## Dataset content
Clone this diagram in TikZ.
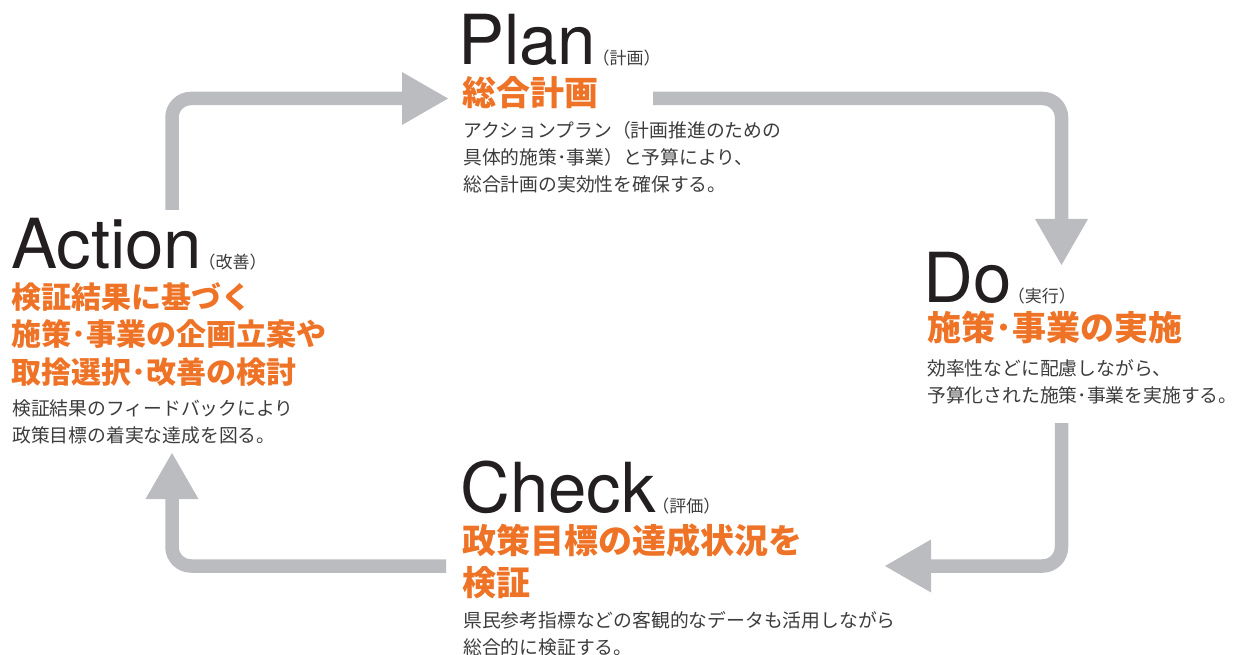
\documentclass[tikz,border=0pt]{standalone}
\usepackage{fontspec}
\setmainfont{TeX Gyre Heros}
\newfontfamily\jp{Noto Sans CJK JP}
\usetikzlibrary{arrows.meta}
\definecolor{pdcaorange}{RGB}{238,115,38}
\definecolor{pdcagray}{RGB}{187,188,192}
\definecolor{pdcatext}{RGB}{60,60,60}
\definecolor{pdcablack}{RGB}{35,31,32}

\begin{document}
\begin{tikzpicture}[x=1pt,y=-1pt,
    phase/.style={inner sep=0pt,anchor=base west,text=pdcablack,font=\fontsize{69}{69}\selectfont},
    paren/.style={inner sep=0pt,anchor=base west,text=pdcatext,font=\jp\fontsize{17}{17}\selectfont},
    goal/.style={inner sep=0pt,anchor=base west,align=left,text=pdcaorange,font=\jp\bfseries\fontsize{34}{42}\selectfont},
    note/.style={inner sep=0pt,anchor=base west,align=left,text=pdcatext,font=\jp\fontsize{18.8}{27}\selectfont},
    pdcaarrow/.style={pdcagray,line width=13.5pt,rounded corners=19pt,
      -{Triangle[width=53pt,length=46pt,line width=0pt]}}]
  \useasboundingbox (0,0) rectangle (1234,655);

  % Plan  (multi-line nodes sit on the baseline of their last line)
  \node[phase] (plan) at (458,65) {Plan};
  \node[paren] (planjp) at ([xshift=-4pt]plan.base east) {（計画）};
  \node[goal] (plangoal) at (462,106) {総合計画};
  \node[note] (plannote) at (463,192) {アクションプラン（計画推進のための\\具体的施策･事業）と予算により、\\総合計画の実効性を確保する。};

  % Do
  \node[phase] (do) at (923,302) {Do};
  \node[paren] (dojp) at ([xshift=-4pt]do.base east) {（実行）};
  \node[goal] (dogoal) at (927,340) {施策･事業の実施};
  \node[note] (donote) at (927,402) {効率性などに配慮しながら、\\予算化された施策･事業を実施する。};

  % Check
  \node[phase] (check) at (460,512) {Check};
  \node[paren] (checkjp) at ([xshift=-4pt]check.base east) {（評価）};
  \node[goal] (checkgoal) at (462,595) {政策目標の達成状況を\\検証};
  \node[note] (checknote) at (463,654) {県民参考指標などの客観的なデータも活用しながら\\総合的に検証する。};

  % Action
  \node[phase] (action) at (11,268) {Action};
  \node[paren] (actionjp) at ([xshift=-4pt]action.base east) {（改善）};
  \node[goal,font=\jp\bfseries\fontsize{30}{37.5}\selectfont] (actiongoal) at (11,383)
    {検証結果に基づく\\施策･事業の企画立案や\\取捨選択･改善の検討};
  \node[note] (actionnote) at (12,442) {検証結果のフィードバックにより\\政策目標の着実な達成を図る。};

  % cycle arrows
  \coordinate (actout) at (172,210);
  \coordinate (planin) at (448,98.5);
  \coordinate (planout) at (653,98.5);
  \coordinate (doin) at (1061.5,265);
  \coordinate (doout) at (1061.5,423);
  \coordinate (checkin) at (885,566);
  \coordinate (checkout) at (446,566);
  \coordinate (actin) at (172,453);
  \draw[pdcaarrow] (actout) |- (planin);
  \draw[pdcaarrow] (planout) -| (doin);
  \draw[pdcaarrow] (doout) |- (checkin);
  \draw[pdcaarrow] (checkout) -| (actin);
\end{tikzpicture}
\end{document}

## Problem to work on
Your copy of the data above should match it exactly, except that pictures are left out.

## Reply to the task
Clone this diagram in TikZ.
\documentclass[tikz,border=0pt]{standalone}
\usepackage{fontspec}
\setmainfont{TeX Gyre Heros}
\newfontfamily\jp{Noto Sans CJK JP}
\usetikzlibrary{arrows.meta}
\definecolor{pdcaorange}{RGB}{238,115,38}
\definecolor{pdcagray}{RGB}{187,188,192}
\definecolor{pdcatext}{RGB}{60,60,60}
\definecolor{pdcablack}{RGB}{35,31,32}

\begin{document}
\begin{tikzpicture}[x=1pt,y=-1pt,
    phase/.style={inner sep=0pt,anchor=base west,text=pdcablack,font=\fontsize{69}{69}\selectfont},
    paren/.style={inner sep=0pt,anchor=base west,text=pdcatext,font=\jp\fontsize{17}{17}\selectfont},
    goal/.style={inner sep=0pt,anchor=base west,align=left,text=pdcaorange,font=\jp\bfseries\fontsize{34}{42}\selectfont},
    note/.style={inner sep=0pt,anchor=base west,align=left,text=pdcatext,font=\jp\fontsize{18.8}{27}\selectfont},
    pdcaarrow/.style={pdcagray,line width=13.5pt,rounded corners=19pt,
      -{Triangle[width=53pt,length=46pt,line width=0pt]}}]
  \useasboundingbox (0,0) rectangle (1234,655);

  % Plan  (multi-line nodes sit on the baseline of their last line)
  \node[phase] (plan) at (458,65) {Plan};
  \node[paren] (planjp) at ([xshift=-4pt]plan.base east) {（計画）};
  \node[goal] (plangoal) at (462,106) {総合計画};
  \node[note] (plannote) at (463,192) {アクションプラン（計画推進のための\\具体的施策･事業）と予算により、\\総合計画の実効性を確保する。};

  % Do
  \node[phase] (do) at (923,302) {Do};
  \node[paren] (dojp) at ([xshift=-4pt]do.base east) {（実行）};
  \node[goal] (dogoal) at (927,340) {施策･事業の実施};
  \node[note] (donote) at (927,402) {効率性などに配慮しながら、\\予算化された施策･事業を実施する。};

  % Check
  \node[phase] (check) at (460,512) {Check};
  \node[paren] (checkjp) at ([xshift=-4pt]check.base east) {（評価）};
  \node[goal] (checkgoal) at (462,595) {政策目標の達成状況を\\検証};
  \node[note] (checknote) at (463,654) {県民参考指標などの客観的なデータも活用しながら\\総合的に検証する。};

  % Action
  \node[phase] (action) at (11,268) {Action};
  \node[paren] (actionjp) at ([xshift=-4pt]action.base east) {（改善）};
  \node[goal,font=\jp\bfseries\fontsize{30}{37.5}\selectfont] (actiongoal) at (11,383)
    {検証結果に基づく\\施策･事業の企画立案や\\取捨選択･改善の検討};
  \node[note] (actionnote) at (12,442) {検証結果のフィードバックにより\\政策目標の着実な達成を図る。};

  % cycle arrows
  \coordinate (actout) at (172,210);
  \coordinate (planin) at (448,98.5);
  \coordinate (planout) at (653,98.5);
  \coordinate (doin) at (1061.5,265);
  \coordinate (doout) at (1061.5,423);
  \coordinate (checkin) at (885,566);
  \coordinate (checkout) at (446,566);
  \coordinate (actin) at (172,453);
  \draw[pdcaarrow] (actout) |- (planin);
  \draw[pdcaarrow] (planout) -| (doin);
  \draw[pdcaarrow] (doout) |- (checkin);
  \draw[pdcaarrow] (checkout) -| (actin);
\end{tikzpicture}
\end{document}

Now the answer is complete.